Problem description: Write out the data again exactly, skipping every picture.
-- Begin Provided material --
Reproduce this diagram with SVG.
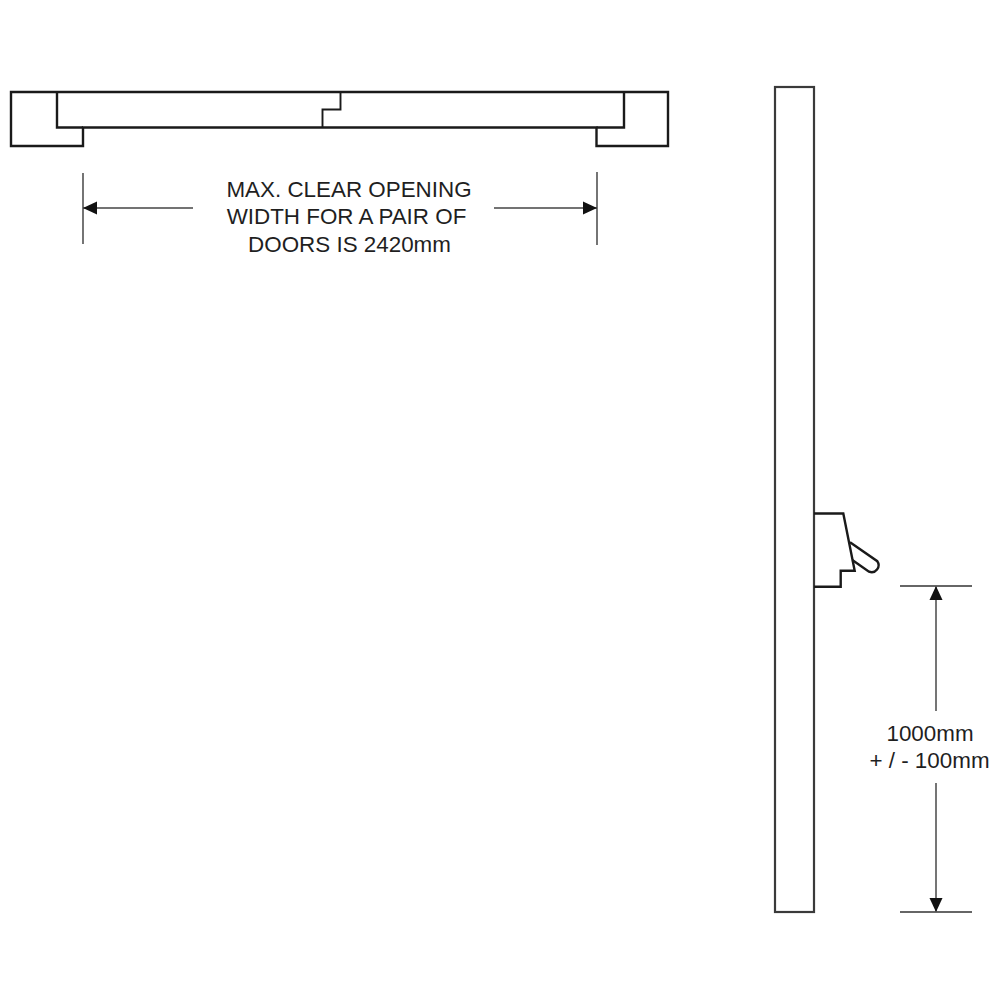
<svg xmlns="http://www.w3.org/2000/svg" width="1000" height="1000" viewBox="0 0 1000 1000">
<style>
.o{fill:none;stroke:#1a1a1a;stroke-width:2.400;stroke-linejoin:miter}
.s{fill:none;stroke:#3a3a3a;stroke-width:2.200}
.d{fill:none;stroke:#444;stroke-width:1.600}
.g{fill:none;stroke:#666;stroke-width:1.800}
.t{font-family:"Liberation Sans",Arial,sans-serif;font-size:22.400px;fill:#1f1f1f;text-anchor:middle}
</style>
<defs>
<marker id="a" markerUnits="userSpaceOnUse" markerWidth="14" markerHeight="14" refX="14" refY="7" orient="auto"><path d="M0,0.500 L14,7 L0,13.500Z" fill="#111"/></marker>
</defs>
<rect width="1000" height="1000" fill="#fff"/>
<g id="plan">
<path class="o" d="M11,92 H668 V146 H596.500 V127.500 H83 V146 H11 Z"/>
<path class="o" d="M57,92 V127.500 H83 M624,92 V127.500 H596.500"/>
<path class="o" d="M322.500,127.500 V109.500 H340.500 V92" style="stroke-width:1.900"/>
</g>
<g id="elevation">
<rect class="s" x="775" y="87" width="39" height="825"/>
<path class="o" d="M814,513.500 H843.300 L854.700,570.700 H840.700 V586.700 H814"/>
<path class="o" d="M850,542.300 L877.300,561.200 A7,7 0 0 1 869,571.700 L852.300,560"/>
</g>
<g id="connectors">
<path class="g" d="M83,173 V244 M597,172 V245 M900,586 H972 M900,912 H972"/>
<path class="d" d="M193,208 H83" marker-end="url(#a)"/>
<path class="d" d="M494,208 H597" marker-end="url(#a)"/>
<path class="g" d="M936,711 V586" marker-end="url(#a)"/>
<path class="g" d="M936,783 V912" marker-end="url(#a)"/>
</g>
<g id="labels">
<text class="t" x="349" y="197">MAX. CLEAR OPENING</text>
<text class="t" x="346.500" y="224">WIDTH FOR A PAIR OF</text>
<text class="t" x="349.500" y="252">DOORS IS 2420mm</text>
<text class="t" x="930" y="741">1000mm</text>
<text class="t" x="929.500" y="768">+ / - 100mm</text>
</g>
</svg>
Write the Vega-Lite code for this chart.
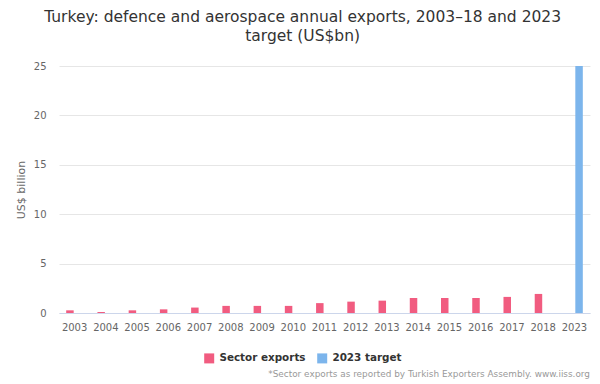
-- End Provided material --
Task solution:
Reproduce this diagram with SVG.
<svg xmlns="http://www.w3.org/2000/svg" width="1000" height="1000" viewBox="0 0 1000 1000">
<style>
.o{fill:none;stroke:#1a1a1a;stroke-width:2.400;stroke-linejoin:miter}
.s{fill:none;stroke:#3a3a3a;stroke-width:2.200}
.d{fill:none;stroke:#444;stroke-width:1.600}
.g{fill:none;stroke:#666;stroke-width:1.800}
.t{font-family:"Liberation Sans",Arial,sans-serif;font-size:22.400px;fill:#1f1f1f;text-anchor:middle}
</style>
<defs>
<marker id="a" markerUnits="userSpaceOnUse" markerWidth="14" markerHeight="14" refX="14" refY="7" orient="auto"><path d="M0,0.500 L14,7 L0,13.500Z" fill="#111"/></marker>
</defs>
<rect width="1000" height="1000" fill="#fff"/>
<g id="plan">
<path class="o" d="M11,92 H668 V146 H596.500 V127.500 H83 V146 H11 Z"/>
<path class="o" d="M57,92 V127.500 H83 M624,92 V127.500 H596.500"/>
<path class="o" d="M322.500,127.500 V109.500 H340.500 V92" style="stroke-width:1.900"/>
</g>
<g id="elevation">
<rect class="s" x="775" y="87" width="39" height="825"/>
<path class="o" d="M814,513.500 H843.300 L854.700,570.700 H840.700 V586.700 H814"/>
<path class="o" d="M850,542.300 L877.300,561.200 A7,7 0 0 1 869,571.700 L852.300,560"/>
</g>
<g id="connectors">
<path class="g" d="M83,173 V244 M597,172 V245 M900,586 H972 M900,912 H972"/>
<path class="d" d="M193,208 H83" marker-end="url(#a)"/>
<path class="d" d="M494,208 H597" marker-end="url(#a)"/>
<path class="g" d="M936,711 V586" marker-end="url(#a)"/>
<path class="g" d="M936,783 V912" marker-end="url(#a)"/>
</g>
<g id="labels">
<text class="t" x="349" y="197">MAX. CLEAR OPENING</text>
<text class="t" x="346.500" y="224">WIDTH FOR A PAIR OF</text>
<text class="t" x="349.500" y="252">DOORS IS 2420mm</text>
<text class="t" x="930" y="741">1000mm</text>
<text class="t" x="929.500" y="768">+ / - 100mm</text>
</g>
</svg>
Write the Vega-Lite code for this chart.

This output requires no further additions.